Task statement: Exactly the lines from the start of the data below through the line that contains "13, 9, 7, 9]" are to be copied, with pictures left out.

Data:
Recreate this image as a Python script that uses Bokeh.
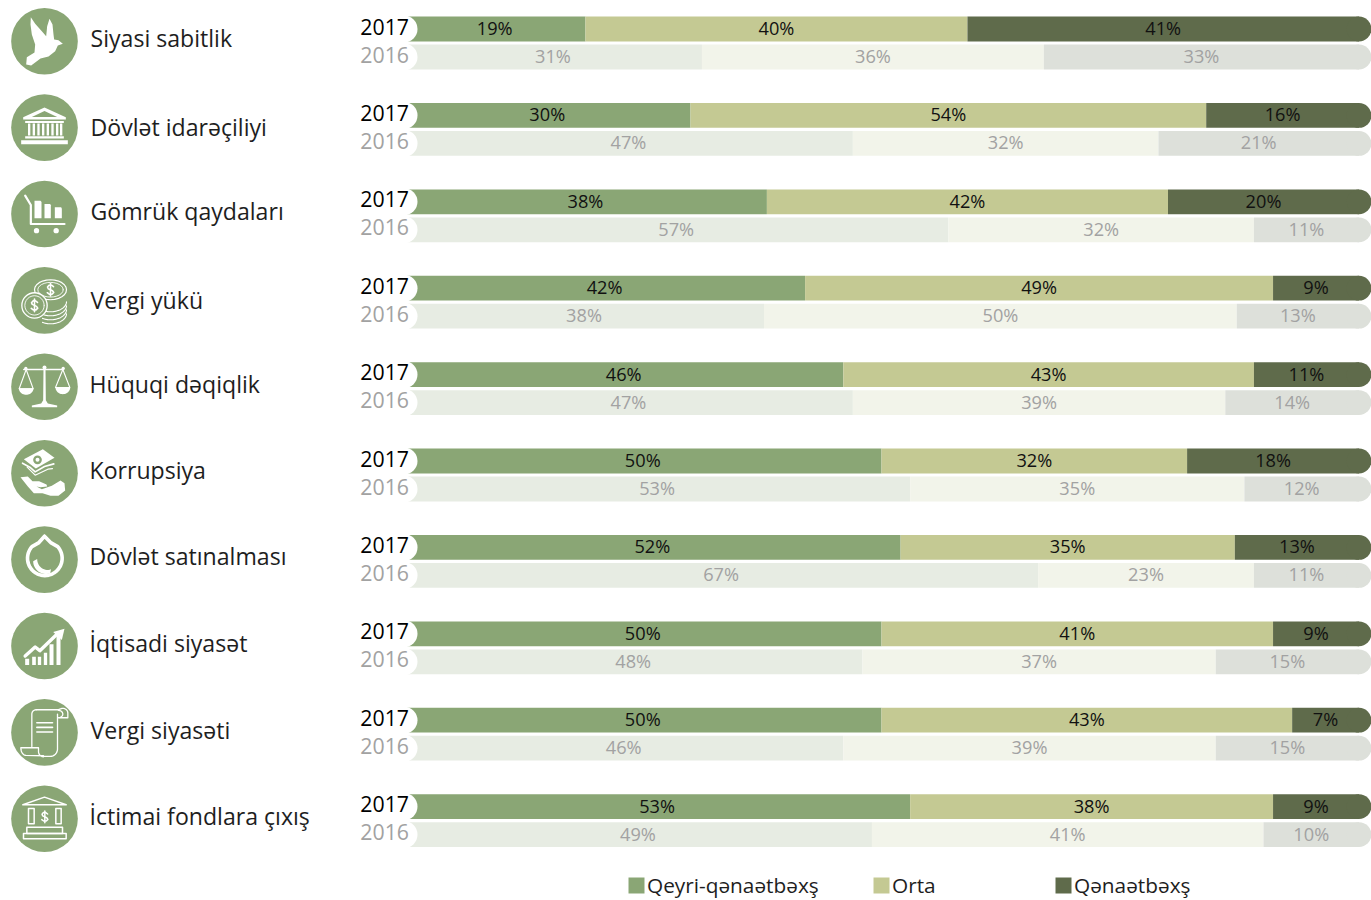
from bokeh.embed import file_html
from bokeh.resources import INLINE
from bokeh.plotting import figure
from bokeh.models import Range1d, ColumnDataSource, Legend, LegendItem
from bokeh.core.properties import value
import math

# ---------- data ----------
categories = ["Siyasi sabitlik", "Dövlət idarəçiliyi", "Gömrük qaydaları", "Vergi yükü",
              "Hüquqi dəqiqlik", "Korrupsiya", "Dövlət satınalması", "İqtisadi siyasət",
              "Vergi siyasəti", "İctimai fondlara çıxış"]
series_names = ["Qeyri-qənaətbəxş", "Orta", "Qənaətbəxş"]
years = ["2017", "2016"]

low_2017 = [19, 30, 38, 42, 46, 50, 52, 50, 50, 53]
mid_2017 = [40, 54, 42, 49, 43, 32, 35, 41, 43, 38]
high_2017 = [41, 16, 20, 9, 11, 18, 13, 9, 7, 9]

# bar lengths as measured from the bars
low_2016 = [31.2, 47, 57, 37.7, 47, 53, 66.4, 48, 46, 49]
mid_2016 = [35.8, 32, 32, 49.5, 39, 35, 22.6, 37, 39, 41]
high_2016 = [33, 21, 11, 12.8, 14, 12, 11, 15, 15, 10]

# printed labels
low_2016_lbl = [31, 47, 57, 38, 47, 53, 67, 48, 46, 49]
mid_2016_lbl = [36, 32, 32, 50, 39, 35, 23, 37, 39, 41]
high_2016_lbl = [33, 21, 11, 13, 14, 12, 11, 15, 15, 10]

colors_2017 = ["#8AA675", "#C4C993", "#5F6B4B"]
colors_2016 = ["#E7ECE3", "#F2F4EA", "#DDE0DA"]

# ---------- layout constants ----------
W, H = 1371, 900
PX_PER_PCT = 9.55
X0 = 403.5
ROW_TOP = 28.5
ROW_PITCH = 86.4
YEAR_STEP = 28.0 / ROW_PITCH
BAR_H = 24.8 / ROW_PITCH

FONT = value("Open Sans")

p = figure(width=W, height=H, output_backend="svg", toolbar_location=None,
           x_range=Range1d((0 - X0) / PX_PER_PCT, (W - X0) / PX_PER_PCT),
           y_range=Range1d((H - ROW_TOP) / ROW_PITCH, (0 - ROW_TOP) / ROW_PITCH),
           x_axis_location=None, y_axis_location=None, min_border=0,
           outline_line_color=None, background_fill_color="white", border_fill_color="white")
p.grid.visible = False
p.extra_x_ranges["px"] = Range1d(0, W)
p.extra_y_ranges["px"] = Range1d(H, 0)
PX = dict(x_range_name="px", y_range_name="px")

# ---------- bars ----------
legend_renderers = []
for yi, (year, rows, labels, cols, txt_col) in enumerate([
    ("2017", [low_2017, mid_2017, high_2017], [low_2017, mid_2017, high_2017], colors_2017, "#111111"),
    ("2016", [low_2016, mid_2016, high_2016], [low_2016_lbl, mid_2016_lbl, high_2016_lbl], colors_2016, "#A2A2A2"),
]):
    ys = [i + yi * YEAR_STEP for i in range(len(categories))]
    left = [0.0] * len(categories)
    for si, vals in enumerate(rows):
        right = [l + v for l, v in zip(left, vals)]
        if si == 2:
            right = [100.0] * len(categories)
        src = ColumnDataSource(dict(y=ys, left=left, right=right))
        r = p.hbar(y="y", left="left", right="right", height=BAR_H, source=src,
                   fill_color=cols[si], line_color=None)
        if yi == 0:
            legend_renderers.append(r)
        if si == 2:
            p.scatter(x=[100.0] * len(ys), y=ys, size=24.8, marker="circle",
                      fill_color=cols[si], line_color=None)
        left = right
    # white notch at the start of each bar
    p.scatter(x=[0.0] * len(ys), y=ys, size=27, marker="circle", fill_color="white", line_color=None)
    # percent labels
    for si in range(3):
        lft = [0.0] * len(ys)
        for k in range(si):
            lft = [a + b for a, b in zip(lft, rows[k])]
        rgt = [100.0] * len(ys) if si == 2 else [a + b for a, b in zip(lft, rows[si])]
        p.text(x=[(a + b) / 2 for a, b in zip(lft, rgt)], y=[v - 0.011 for v in ys],
               text=[f"{v}%" for v in labels[si]], text_font=FONT, text_font_size="18.2px",
               text_color=txt_col, text_align="center", text_baseline="middle")
    # year labels
    p.text(x=[0.0] * len(ys), y=[v - 0.028 for v in ys], text=[year] * len(ys), x_offset=5,
           text_font=FONT, text_font_size="21.3px",
           text_color="#000000" if yi == 0 else "#A2A2A2", text_align="right", text_baseline="middle")

# ---------- category labels ----------
label_x = [90, 90, 90, 90, 89, 89, 89, 89, 90, 89]
label_y = [37, 126, 210, 299, 383, 469, 555, 642, 729, 815]
p.text(x=label_x, y=label_y, text=categories, text_font=FONT, text_font_size="23.1px",
       text_color="#1E1E1E", text_align="left", text_baseline="middle", **PX)

# ---------- icons (drawn in 3x units relative to the disc centre) ----------
GREEN = colors_2017[0]
CX = 44.0
CY0 = 40.7
U = 1 / 3


def origin(i):
    return CX, CY0 + ROW_PITCH * i


def fill(i, pts, color="white"):
    ox, oy = origin(i)
    p.patch([ox + a * U for a, b in pts], [oy + b * U for a, b in pts], fill_color=color, line_color=None, **PX)


def stroke(i, pts, w=1.3, color="white"):
    ox, oy = origin(i)
    p.line([ox + a * U for a, b in pts], [oy + b * U for a, b in pts], line_color=color, line_width=w,
           line_join="round", line_cap="round", **PX)


def disc(i, a, b, r, color="white", line=None, w=1.3):
    ox, oy = origin(i)
    p.circle(x=[ox + a * U], y=[oy + b * U], radius=r * U, fill_color=color, line_color=line, line_width=w, **PX)


def arc(a, b, rx, ry, start, stop, n=24):
    return [(a + rx * math.cos(math.radians(start + (stop - start) * k / n)),
             b + ry * math.sin(math.radians(start + (stop - start) * k / n))) for k in range(n + 1)]


def box(a, b, c, d):
    return [(a, b), (c, b), (c, d), (a, d), (a, b)]


def dollar(i, a, b, s, w=1.2):
    stroke(i, [(a + s * x, b + s * y) for x, y in
               [(0.6, -0.6), (0.2, -0.9), (-0.3, -0.9), (-0.6, -0.55), (-0.45, -0.2), (0.4, 0.2),
                (0.65, 0.55), (0.3, 0.9), (-0.25, 0.9), (-0.65, 0.6)]], w)
    stroke(i, [(a, b - 1.25 * s), (a, b + 1.25 * s)], w)


for i in range(len(categories)):
    disc(i, 0, 0, 100, GREEN)

# 0 dove
fill(0, [(-41, -72), (-28, -52), (-8, -30), (5, -15), (8, -45), (15, -67), (24, -50), (27, -20), (29, -5), (42, -3),
         (55, 8), (40, 13), (32, 30), (12, 46), (-12, 52), (-25, 62), (-40, 73), (-55, 70), (-53, 48), (-30, 34),
         (-28, 10), (-38, -20), (-42, -50)])

# 1 bank
fill(1, [(0, -60), (64, -31), (64, -24), (-64, -24), (-64, -31)])
fill(1, [(0, -50), (-38, -32), (38, -32)], GREEN)
fill(1, [(-58, -20), (58, -20), (58, -14), (-58, -14)])
for cx_ in (-46, -32, -18, -4, 10, 24, 38, 50):
    fill(1, [(cx_ - 3.5, -12), (cx_ + 3.5, -12), (cx_ + 3.5, 24), (cx_ - 3.5, 24)])
fill(1, [(-58, 26), (58, 26), (58, 33), (-58, 33)])
fill(1, [(-70, 38), (70, 38), (70, 50), (-70, 50)])

# 2 cart
stroke(2, [(-58, -55), (-41, -27), (-41, 30), (60, 30)], 2.2)
fill(2, [(-30, -40), (-12, -40), (-9, -36), (-9, 13), (-30, 13)])
fill(2, [(0, -30), (17, -30), (19, -26), (19, 13), (0, 13)])
fill(2, [(31, -20), (50, -20), (52, -16), (52, 13), (31, 13)])
disc(2, -24, 50, 8)
disc(2, 35, 50, 8)

# 3 coins
for dy in (0, 12, 24, 36):
    stroke(3, [(a, b + 36 + dy) for a, b in arc(18, -32, 48, 30, 0, 120)], 1.1)
stroke(3, arc(18, -32, 48, 30, 0, 360), 1.2)
stroke(3, arc(18, -32, 38, 22, 0, 360), 0.9)
dollar(3, 18, -32, 15, 1.6)
disc(3, -30, 15, 38, GREEN, "white", 1.3)
stroke(3, arc(-30, 15, 29, 29, 0, 360), 0.9)
dollar(3, -30, 15, 15, 1.6)

# 4 scales
stroke(4, [(-62, -52), (56, -52)], 1.6)
fill(4, [(-3, -58), (3, -58), (4, 40), (10, 50), (38, 56), (38, 61), (-38, 61), (-38, 56), (-10, 50), (-4, 40)])
disc(4, 0, -58, 6)
disc(4, -56, -55, 5)
disc(4, 56, -55, 5)
stroke(4, [(-55, -52), (-76, 6), (-34, 6), (-55, -52)], 1.1)
stroke(4, [(55, -52), (33, 2), (76, 2), (55, -52)], 1.1)
fill(4, arc(-55, 4, 22, 20, 0, 180))
fill(4, arc(55, 2, 22, 20, 0, 180))

# 5 money and hand
fill(5, [(-62, -42), (-5, -72), (30, -46), (-26, -14)])
disc(5, -21, -40, 13, GREEN)
disc(5, -21, -40, 6)
stroke(5, [(-66, -30), (-44, -18), (-28, -4), (0, -20), (28, -28)], 1.6)
stroke(5, [(-52, -18), (-28, 6), (10, -12), (24, -14)], 1.2)
fill(5, [(-72, 12), (-50, 10), (-36, 24), (-16, 24), (6, 34), (8, 40), (-12, 42), (-24, 40), (-8, 48), (22, 38),
         (48, 22), (60, 30), (62, 52), (42, 68), (18, 68), (-6, 60), (-32, 60), (-50, 40)])

# 6 drop
stroke(6, [(0, -70), (-18, -50)] + arc(1, -4, 52, 52, 222, -42, 40) + [(20, -50), (0, -70)], 3.6)
fill(6, arc(4, 5, 38, 38, 180, 70, 14) + arc(9, -2, 31, 33, 70, 180, 14))

# 7 chart
for (a, c, top) in [(-58, -46, 38), (-37, -26, 32), (-20, -10, 32), (-2, 8, 20), (15, 27, -5), (36, 48, -30)]:
    fill(7, [(a, top), (c, top), (c, 57), (a, 57)])
stroke(7, [(-58, 30), (-28, 3), (-14, 14), (38, -36)], 3.4)
fill(7, [(26, -42), (60, -52), (52, -18)])

# 8 scroll
stroke(8, [(-25, -68), (42, -68)], 1.3)
stroke(8, [(42, -44), (70, -44)] + arc(55, -58, 15, 14, 0, -100, 10) + [(42, -68)] + arc(42, -55, 13, 11, -90, 70, 8), 1.3)
stroke(8, [(-25, -68)] + arc(-25, -55, 13, 13, -90, -180, 8) + [(-38, 42)], 1.3)
stroke(8, [(39, -55), (39, 52)] + arc(17, 50, 22, 22, 0, 90, 8) + [(-3, 72)] + arc(-3, 58, 15, 15, 90, 180, 6)
       + [(-18, 46), (-71, 46)] + arc(-56, 46, 15, 23, 180, 90, 8) + [(-3, 70)], 1.3)
for dy in (-29, -15, -1):
    stroke(8, [(-23, dy), (24, dy)], 1.6)

# 9 public funds bank
stroke(9, [(-65, -42), (0, -65), (65, -42), (-65, -42)], 1.5)
stroke(9, box(-48, -31, -31, 15), 1.5)
stroke(9, box(34, -31, 50, 15), 1.5)
dollar(9, 1, -6, 14, 1.5)
stroke(9, box(-53, 25, 54, 44), 1.5)
stroke(9, box(-63, 44, 65, 60), 1.5)

# ---------- legend ----------
legend_x = [626, 871, 1053]
for r, name, lx in zip(legend_renderers, series_names, legend_x):
    lg = Legend(items=[LegendItem(label=name, renderers=[r])], location=(lx, 1),
                glyph_width=20, glyph_height=20, label_standoff=1, padding=0, margin=0, spacing=0,
                border_line_color=None, background_fill_alpha=0,
                label_text_font="Open Sans", label_text_font_size="20.8px", label_text_color="#1E1E1E",
                label_height=24, label_text_line_height=1.2)
    p.add_layout(lg, "center")

open("out.html", "w").write(file_html(p, INLINE))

Result for this exercise:
Recreate this image as a Python script that uses Bokeh.
from bokeh.embed import file_html
from bokeh.resources import INLINE
from bokeh.plotting import figure
from bokeh.models import Range1d, ColumnDataSource, Legend, LegendItem
from bokeh.core.properties import value
import math

# ---------- data ----------
categories = ["Siyasi sabitlik", "Dövlət idarəçiliyi", "Gömrük qaydaları", "Vergi yükü",
              "Hüquqi dəqiqlik", "Korrupsiya", "Dövlət satınalması", "İqtisadi siyasət",
              "Vergi siyasəti", "İctimai fondlara çıxış"]
series_names = ["Qeyri-qənaətbəxş", "Orta", "Qənaətbəxş"]
years = ["2017", "2016"]

low_2017 = [19, 30, 38, 42, 46, 50, 52, 50, 50, 53]
mid_2017 = [40, 54, 42, 49, 43, 32, 35, 41, 43, 38]
high_2017 = [41, 16, 20, 9, 11, 18, 13, 9, 7, 9]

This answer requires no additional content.